NiLuJe / FBInk

FrameBuffer eInker, a small tool & library to print text & images to an eInk Linux framebuffer

Home Page:https://www.mobileread.com/forums/showthread.php?t=299110

Geek Repo:Geek Repo

Github PK Tool:Github PK Tool

ICU for Unicode handling?

shermp opened this issue · comments

Hi @NiLuJe

I'm mulling the idea of adding basic freetype2 support, and was having a look at the FBInk codebase to see if I could figure out how to add support, and I've noticed your rant on Kobo's broken libc with regard to unicode support.

I notice that the Kobo firmware appears to include the ICU library (libicu*.so, vers. 4.6). Have you looked into using this library for dealing with strings in FBInk?

The API documentation for ICU 4.6.1 is here

I ended up skirting the issue with libu8, and, provided no-one tries to feed us hopelessly broken encoding, that does the job just fine without having to massively rework how strings are handled ;).

(ICU is a very very large hammer to take care of the Unicode issue, and the fact that wchar_t is just hopelessly broken on Kobo probably doesn't help. Plus, the fact that some of our target devices either don't ship it, or ship wildly different versions is another thing against it, because bundling it is not an option: besides the fact that it's C++, and takes forever to build, libicudata is over 25MB in ICU 60.2 ;)).

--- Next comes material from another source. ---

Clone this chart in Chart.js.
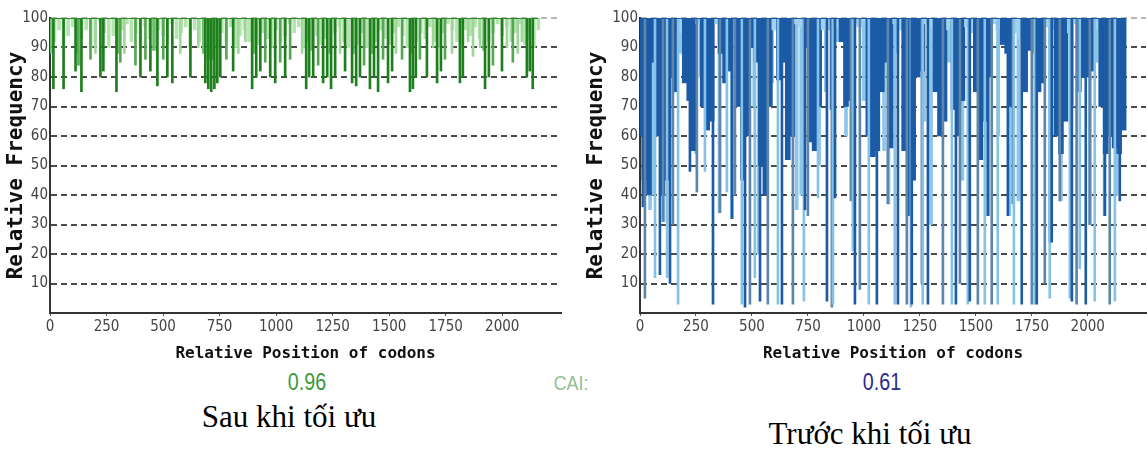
<!DOCTYPE html>
<html>
<head>
<meta charset="utf-8">
<script src="https://cdn.jsdelivr.net/npm/chart.js@4.4.0/dist/chart.umd.min.js"></script>
<style>
  body { margin: 0; background: #fff; width: 1147px; height: 450px; position: relative; overflow: hidden; }
  canvas { position: absolute; top: 0; }
  #afterChart { left: 0; }
  #beforeChart { left: 580px; }
  .lbl { position: absolute; white-space: nowrap; }
  .cai { font-family: 'Liberation Sans', Arial, sans-serif; }
  .cap { font-family: 'Liberation Serif', 'Times New Roman', serif; font-size: 31px; color: #000; }
</style>
</head>
<body>
<canvas id="afterChart" width="580" height="365"></canvas>
<canvas id="beforeChart" width="567" height="365"></canvas>

<div class="lbl cai" style="left:307px;top:382px;font-size:24px;color:#3c9a3c;transform:translate(-50%,-50%) scaleX(0.82)">0.96</div>
<div class="lbl cai" style="left:571px;top:383px;font-size:21px;color:#92c092;transform:translate(-50%,-50%) scaleX(0.85)">CAI:</div>
<div class="lbl cai" style="left:882px;top:382px;font-size:24px;color:#2b2b8c;transform:translate(-50%,-50%) scaleX(0.82)">0.61</div>
<div class="lbl cap" style="left:289px;top:417px;transform:translate(-50%,-50%)">Sau khi tối ưu</div>
<div class="lbl cap" style="left:870px;top:434px;transform:translate(-50%,-50%)">Trước khi tối ưu</div>

<script>
// axis ticks
const xTicks = [0, 250, 500, 750, 1000, 1250, 1500, 1750, 2000];
const yTicks = [0, 10, 20, 30, 40, 50, 60, 70, 80, 90, 100];

// optimised sequence: individual codon dips
const afterPos = [15, 60, 113, 126, 139, 179, 201, 223, 236, 294, 311, 329, 378, 400, 422, 444, 475, 501, 519, 541,
  576, 621, 656, 687, 700, 713, 727, 740, 753, 780, 810, 833, 864, 894, 912, 930, 952, 974, 996, 1018,
  1040, 1062, 1115, 1133, 1146, 1164, 1186, 1208, 1226, 1243, 1261, 1283, 1305, 1336, 1354, 1371, 1389, 1415, 1433, 1451,
  1473, 1495, 1513, 1530, 1557, 1592, 1605, 1618, 1636, 1667, 1694, 1712, 1729, 1747, 1778, 1813, 1826, 1849, 1871, 1902,
  1924, 1941, 1959, 1999, 2021, 2047, 2069, 2087, 2109, 2122, 2135];
const afterVal = [76, 76, 82, 84, 75, 86, 88, 80, 82, 75, 85, 88, 84, 80, 86, 82, 77, 86, 80, 78,
  88, 80, 90, 78, 76, 75, 76, 78, 80, 86, 82, 88, 92, 76, 80, 82, 85, 80, 78, 85,
  80, 86, 88, 76, 80, 80, 84, 78, 80, 76, 80, 88, 82, 78, 77, 80, 84, 76, 80, 75,
  86, 78, 82, 88, 86, 75, 76, 80, 86, 80, 90, 78, 82, 86, 88, 78, 80, 92, 87, 90,
  76, 80, 84, 82, 90, 85, 88, 92, 80, 82, 76];

// optimised sequence: dense shallow band, every 20 codons
const afterBandPos = [0, 20, 40, 60, 80, 100, 120, 140, 160, 180, 200, 220, 240, 260, 280, 300, 320, 340, 360, 380,
  400, 420, 440, 460, 480, 500, 520, 540, 560, 580, 600, 620, 640, 660, 680, 700, 720, 740, 760, 780,
  800, 820, 840, 860, 880, 900, 920, 940, 960, 980, 1000, 1020, 1040, 1060, 1080, 1100, 1120, 1140, 1160, 1180,
  1200, 1220, 1240, 1260, 1280, 1300, 1320, 1340, 1360, 1380, 1400, 1420, 1440, 1460, 1480, 1500, 1520, 1540, 1560, 1580,
  1600, 1620, 1640, 1660, 1680, 1700, 1720, 1740, 1760, 1780, 1800, 1820, 1840, 1860, 1880, 1900, 1920, 1940, 1960, 1980,
  2000, 2020, 2040, 2060, 2080, 2100, 2120, 2140, 2160];
const afterBandVal = [88, 92, 96, 90, 94, 97, 88, 93, 96, 90, 92, 99, 95, 90, 94, 88, 96, 98, 92, 95,
  90, 97, 93, 89, 96, 94, 91, 98, 93, 95, 97, 90, 96, 92, 88, 86, 86, 90, 95, 92,
  97, 90, 94, 96, 92, 88, 91, 95, 93, 90, 96, 92, 94, 98, 95, 97, 90, 92, 89, 94,
  91, 93, 88, 95, 97, 92, 90, 88, 91, 95, 90, 88, 92, 96, 93, 91, 95, 97, 94, 90,
  88, 92, 95, 93, 97, 92, 90, 95, 98, 96, 92, 90, 96, 94, 97, 93, 89, 92, 95, 98,
  94, 97, 92, 95, 98, 91, 93, 90, 96];

// original sequence: dark block depth, every 20 codons
const beforeBandPos = afterBandPos;
const beforeBandVal = [60, 45, 40, 85, 60, 40, 45, 80, 75, 95, 78, 72, 55, 98, 70, 62, 65, 98, 88, 78,
  82, 96, 70, 45, 60, 90, 85, 50, 40, 70, 96, 79, 85, 52, 60, 98, 97, 90, 58, 55,
  70, 96, 96, 69, 97, 92, 70, 72, 98, 97, 99, 60, 53, 55, 75, 85, 56, 98, 96, 55,
  33, 45, 80, 82, 98, 97, 75, 60, 65, 96, 69, 60, 72, 97, 95, 75, 52, 65, 80, 98,
  96, 91, 88, 70, 95, 93, 75, 89, 88, 75, 78, 97, 96, 60, 54, 65, 95, 98, 75, 80,
  80, 82, 96, 70, 54, 60, 56, 54, 62];

// original sequence: pale columns
const beforeLightPos = [45, 60, 105, 180, 250, 270, 355, 410, 440, 510, 530, 590, 700, 720, 800, 830, 880, 920, 1000,
  1090, 1110, 1150, 1270, 1300, 1380, 1440, 1470, 1555, 1600, 1650, 1690, 1830, 1880, 1930, 2010, 2040, 2075, 2130];
const beforeLightVal = [35, 40, 31, 88, 54, 80, 34, 32, 85, 70, 20, 78, 35, 40, 50, 75, 92, 60, 72,
  55, 37, 88, 65, 30, 85, 45, 88, 33, 60, 33, 38, 24, 38, 70, 30, 85, 33, 40];

// original sequence: deep single-codon dips
const beforeSpikePos = [13, 22, 67, 89, 103, 121, 134, 147, 170, 223, 254, 290, 326, 357, 388, 411, 424, 455, 469, 491,
  513, 536, 571, 616, 634, 683, 732, 737, 750, 795, 835, 857, 862, 871, 942, 951, 960, 982, 1022, 1058,
  1107, 1138, 1152, 1192, 1210, 1214, 1259, 1263, 1286, 1353, 1393, 1411, 1429, 1464, 1473, 1509, 1540, 1554, 1571, 1598,
  1643, 1665, 1670, 1705, 1750, 1763, 1772, 1808, 1830, 1839, 1875, 1920, 1929, 1950, 1964, 1991, 2009, 2031, 2076, 2098,
  2121, 2143];
const beforeSpikeVal = [36, 5, 12, 13, 31, 12, 10, 30, 3, 48, 41, 48, 3, 34, 41, 32, 40, 3, 2, 3,
  12, 4, 3, 3, 3, 3, 4, 35, 33, 39, 4, 2, 3, 39, 38, 21, 3, 8, 3, 3,
  37, 3, 3, 3, 2, 3, 10, 3, 3, 3, 3, 3, 10, 3, 4, 3, 3, 33, 3, 3,
  33, 37, 3, 3, 3, 3, 3, 10, 5, 24, 38, 5, 4, 3, 15, 3, 30, 4, 33, 3,
  4, 38];

const X_MAX = 2260;
const tickFont = "'Liberation Sans Narrow', 'DejaVu Sans Condensed', 'Liberation Sans', sans-serif";

function hanging(pos, val) {
  return pos.map((p, i) => ({ x: p, y: [val[i], 100] }));
}

function topEdge(pos) {
  return [{ x: pos[0], y: 100 }, { x: pos[pos.length - 1], y: 100 }];
}

function makeChart(id, yWidth, rightPad, datasets) {
  return new Chart(document.getElementById(id), {
    type: 'bar',
    data: { datasets: datasets },
    options: {
      responsive: false,
      animation: false,
      layout: { padding: { top: 18, right: rightPad, bottom: 2, left: 0 } },
      plugins: { legend: { display: false }, tooltip: { enabled: false } },
      scales: {
        x: {
          type: 'linear', min: 0, max: X_MAX, offset: false, z: 1,
          afterBuildTicks: s => { s.ticks = xTicks.map(v => ({ value: v })); },
          afterFit: s => { s.height = 50; },
          grid: { drawOnChartArea: false, drawTicks: true, tickLength: 3, color: '#555', offset: false },
          border: { display: true, color: '#333', width: 2 },
          ticks: { color: '#444', font: { family: tickFont, size: 15 }, padding: 2, maxRotation: 0, autoSkip: false,
            callback: v => String(v) },
          title: { display: true, text: 'Relative Position of codons', color: '#111',
            font: { family: "'DejaVu Sans Mono', monospace", size: 16, weight: 'bold' }, padding: 0 }
        },
        y: {
          min: 0, max: 100, z: 1,
          afterBuildTicks: s => { s.ticks = yTicks.map(v => ({ value: v })); },
          afterFit: s => { s.width = yWidth; },
          grid: {
            drawTicks: false, lineWidth: 2,
            color: c => c.tick.value === 0 ? 'rgba(0,0,0,0)' : (c.tick.value === 100 ? '#b8b8b8' : '#4a4a4a')
          },
          border: { display: true, color: '#333', width: 2, dash: [6, 4] },
          ticks: { color: '#444', font: { family: tickFont, size: 15 }, padding: 2,
            callback: v => v === 0 ? '' : String(v) },
          title: { display: true, text: 'Relative Frequency', color: '#111',
            font: { family: "'DejaVu Sans Mono', monospace", size: 21, weight: 'bold' }, padding: { top: 4, bottom: 0 } }
        }
      }
    }
  });
}

const greenTone = v => v <= 82 ? '#1c7f1c' : (v <= 86 ? '#55a655' : '#9fd79a');
const spikeTones = ['#1d5ba4', '#5d86aa', '#86c2e6'];

makeChart('afterChart', 50, 19, [
  {
    type: 'line', data: topEdge(afterBandPos), borderColor: '#2a8a2a', borderWidth: 2,
    pointRadius: 0, order: 0
  },
  {
    data: hanging(afterPos, afterVal), grouped: false, barThickness: 2, borderWidth: 0,
    backgroundColor: c => greenTone(c.raw.y[0]), order: 1
  },
  {
    data: hanging(afterBandPos, afterBandVal), grouped: false, barThickness: 3, borderWidth: 0,
    backgroundColor: c => c.raw.y[0] < 90 ? '#6fbf6a' : '#b5e4ae', order: 2
  }
]);

makeChart('beforeChart', 60, 1, [
  {
    type: 'line', data: topEdge(beforeBandPos), borderColor: '#1b58a3', borderWidth: 2,
    pointRadius: 0, order: 0
  },
  {
    data: hanging(beforeSpikePos, beforeSpikeVal), grouped: false, barThickness: 2, borderWidth: 0,
    backgroundColor: c => spikeTones[c.dataIndex % 3], order: 1
  },
  {
    data: hanging(beforeBandPos, beforeBandVal), grouped: false, barThickness: 5, borderWidth: 0,
    backgroundColor: c => c.raw.y[0] > 92 ? '#9fd2f0' : '#1b5aa6', order: 2
  },
  {
    data: hanging(beforeLightPos, beforeLightVal), grouped: false, barThickness: 3, borderWidth: 0,
    backgroundColor: '#8cc6ea', order: 3
  }
]);
</script>
</body>
</html>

Ah, fair enough. Carry on...

/me keeps forgetting kindles exist 😈

I read a blog post a while back, where the author advocated using UTF-8 internally, and therefore sticking with the standard *char data type. The author argued that many of the most common string operations only care about bytes, and not characters. Also, UTF-8 is a sequence of bytes, so endianess doesn't matter. I found it a rather fascinating read.

That's essentially what I ended up going with ;).

I think I may have read that very same article, (if it mentioned doing sanitization/conversions at I/O boundaries, that's the one). But with the hobbled libc, I can't really do the sanitization/conversion bit, since any libc-based locale/multibyte/widechar stuff is basically borked ;).
So I'm just skipping that, and hoping really hard no-one will feed us KOI8-R or something xD.

It probably was the same article :p

I've been looking into this area a bit lately, because I'm trying to see if I can add differential support to my VHD library, and filepath strings there are encoded as UTF16BE.

Incidentally, do you know of any good cross platform C file path library?

Not really, the only thing that comes to mind is C++ (namely, boost) :/.

And I really don't want to say glib on the C side of things, because glib's weird, and I'm not even sure it'd do what you need ;).

You might also find something interesting either in stb or some other small libs like that ;).

Thanks for the suggestions. I didn't see anything that really struck me as being suitable for my requirements (simple though they may be; path joining and normalization).

I had another look at that STB link, and noticed I had missed the stb.h file the first time around.

Oh my... that looks just about perfect :)